The breakthrough of FAO's new methodology is that it provides an affordable way to reliably estimate the amount of GHG emissions removed from the atmosphere through improved management of grasslands.

"Our approach allows not only for direct measurement of carbon sequestration through soil sampling but also computer modelling of sequestration based on soil types and activities undertaken," explained Leslie Lipper, an FAO economist involved in the project. "Being able to demonstrate reliable monitoring is a must for projects wishing to participate in carbon markets, and modelling reduces monitoring costs, making it possible for small-scale herders and livestock raisers to participate."

The methodology is being applied to a pilot project in Qinghai Province, China, which will eventually be able to deliver significant carbon offsets for a period of 10 years. After that point, the restored grasslands will have stored as much carbon as it is possible for them to do, and incomes from carbon trading will wind down. But the lands involved will have been brought back to full productivity and livestock systems will have shifted to a sustainable model capable of sustaining the livelihoods of herders for generations to come.

Carbon credits from restored grasslands

The Qinghai project started in 2008, when FAO, the World Agroforestry Centre, the Chinese Academy of Sciences and the Provincial Government began working with herders to jointly design improved grazing and land management practices which can restore soil health, improve milk and meat production and generate ecosystem services such as reducing run-off and flash floods and conserving biodiversity.

The end game, though, was to develop a cost-effective means of estimating and crediting the extent to which such practices result in GHG reductions via carbon sequestration in soils and reduced methane generation by animals, so herders can earn money from selling carbon offset credits on emission trading markets. This added income is key to helping overcoming the barriers herders face in restoring ecosystems — such as short-term reductions in livestock revenues.

Returns are invested in further restoring the long-term health of the lands upon which they depend and building up marketing associations to improve their profits from traditional animal raising.

"The project in China is just an example of what this methodology can do.
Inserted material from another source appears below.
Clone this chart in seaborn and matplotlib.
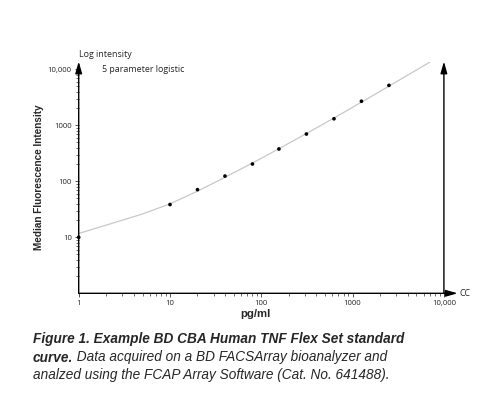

It can readily be used in other places, and scaled up to achieve similar results in most degraded grasslands," said Gerber.

Opening the door to mitigation finance

FAO has just submitted its methodology for approval by the non-profit Verified Carbon Standard (VSC) a greenhouse gas accounting programme used by projects around the world to verify and issue carbon credits in emissions markets.
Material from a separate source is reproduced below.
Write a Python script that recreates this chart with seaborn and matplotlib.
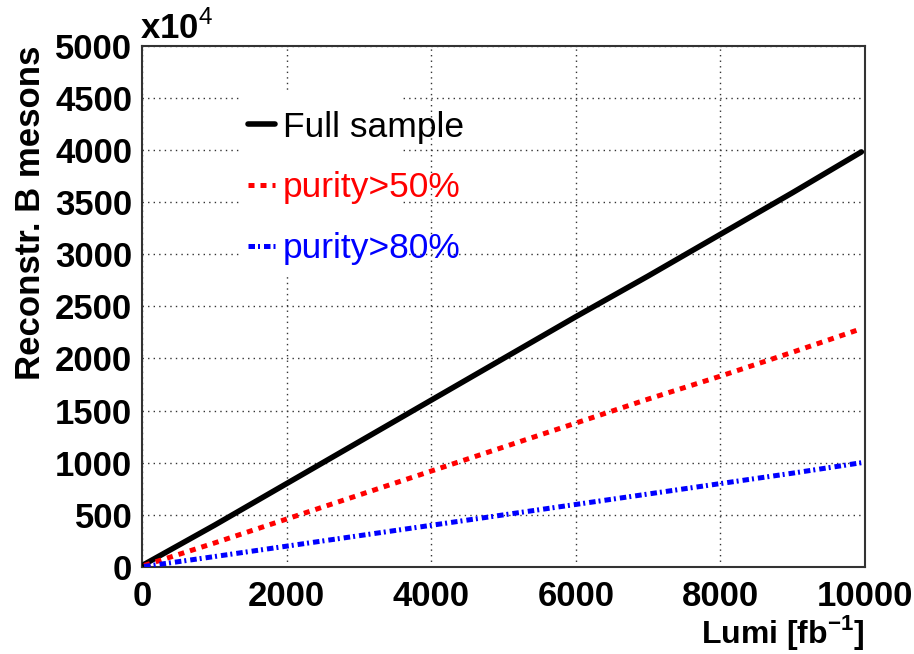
import matplotlib
matplotlib.use("Agg")
import matplotlib.pyplot as plt
import seaborn as sns
import pandas as pd
from matplotlib.patches import Rectangle
from matplotlib.ticker import MultipleLocator

# ---- data ----
lumi = [30, 1000, 2000, 3000, 4000, 5000, 6000, 7000, 8000, 9000, 9950]
full_sample = [25, 400, 800, 1200, 1600, 2000, 2400, 2790, 3190, 3590, 3980]
purity50 = [15, 230, 460, 690, 920, 1150, 1380, 1610, 1830, 2060, 2285]
purity80 = [5, 100, 200, 300, 400, 500, 600, 700, 800, 900, 1000]
labels = ["Full sample", "purity>50%", "purity>80%"]
x_ticks = [0, 2000, 4000, 6000, 8000, 10000]
y_ticks = [0, 500, 1000, 1500, 2000, 2500, 3000, 3500, 4000, 4500, 5000]

sns.set_theme(style="white")
plt.rcParams["font.family"] = ["Liberation Sans", "DejaVu Sans"]
plt.rcParams["mathtext.fontset"] = "custom"
plt.rcParams["mathtext.rm"] = "Liberation Sans"
plt.rcParams["mathtext.bf"] = "Liberation Sans:bold"
plt.rcParams["text.color"] = "black"
plt.rcParams["axes.labelcolor"] = "black"
plt.rcParams["xtick.color"] = "black"
plt.rcParams["ytick.color"] = "black"

fig = plt.figure(figsize=(9.14, 6.54), dpi=100)
ax = fig.add_axes([0.1554, 0.133, 0.791, 0.7974])

df = pd.DataFrame({"lumi": lumi, "full": full_sample, "p50": purity50, "p80": purity80})

sns.lineplot(data=df, x="lumi", y="full", ax=ax, color="black", lw=4,
             label=labels[0], zorder=3)
sns.lineplot(data=df, x="lumi", y="p50", ax=ax, color="#ff0000", lw=3.6,
             label=labels[1], zorder=3)
sns.lineplot(data=df, x="lumi", y="p80", ax=ax, color="#0000ff", lw=3.6,
             label=labels[2], zorder=3)
lines = ax.get_lines()
lines[1].set_dashes([1.2, 1.2])
lines[2].set_dashes([1.3, 0.6, 0.4, 0.8])

ax.set_xlim(0, 10000)
ax.set_ylim(0, 5000)
ax.set_xticks(x_ticks)
ax.set_yticks(y_ticks)
ax.xaxis.set_minor_locator(MultipleLocator(500))
ax.yaxis.set_minor_locator(MultipleLocator(100))
ax.set_xticklabels([str(v) for v in x_ticks])
ax.set_yticklabels([str(v) for v in y_ticks])

ax.tick_params(axis="both", which="both", direction="in", color="#333333",
               labelsize=25, width=1.3, labelcolor="black")
ax.tick_params(axis="y", which="major", length=15, pad=7)
ax.tick_params(axis="y", which="minor", length=7)
ax.tick_params(axis="x", which="major", length=11, pad=9)
ax.tick_params(axis="x", which="minor", length=6.5)
for lab in ax.get_xticklabels() + ax.get_yticklabels():
    lab.set_fontweight("bold")

for sp in ax.spines.values():
    sp.set_color("#333333")
    sp.set_linewidth(1.5)

ax.grid(True, which="major", color="#333333", linestyle=(0, (1, 3)), lw=1.0)
ax.set_axisbelow(True)

# white box hiding grid behind the legend
ax.add_patch(Rectangle((0.138, 0.56), 0.221, 0.349, transform=ax.transAxes,
                       facecolor="white", edgecolor="none", zorder=1))

ax.set_xlabel(r"Lumi [fb$^{\mathbf{-1}}$]", fontsize=23, fontweight="bold",
              loc="right", labelpad=0)
ax.set_ylabel("Reconstr. B mesons", fontsize=25, fontweight="bold",
              loc="top", labelpad=6)
ax.text(-0.003, 1.0, r"x10$^{4}$", transform=ax.transAxes, ha="left",
        va="bottom", fontsize=25, fontweight="bold")

leg = ax.legend(handles=lines, labels=labels, loc="upper left",
                bbox_to_anchor=(0.147, 0.875), frameon=False, fontsize=25.5,
                handlelength=0.75, handletextpad=0.22, labelspacing=0.78,
                borderaxespad=0, borderpad=0)
for t, c in zip(leg.get_texts(), ["black", "#ff0000", "#0000ff"]):
    t.set_color(c)

fig.savefig("out.png", dpi=100)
Once approved, any grassland project using the methodology will be eligible for the creation and trade of carbon credits in voluntary carbon markets throughout the world.

"And just as significantly, this methodology now gives countries a clear-cut option for including sustainable grassland management in their Nationally Appropriate Mitigation Actions (NAMAs) to reduce GHG emissions, which they are developing in line with national climate strategies and in light of the UNFCCC Cancun Agreements of last December," added Lipper. "So far, there have been few options for doing so".

FAO's work on the methodology was supported by the French development agency.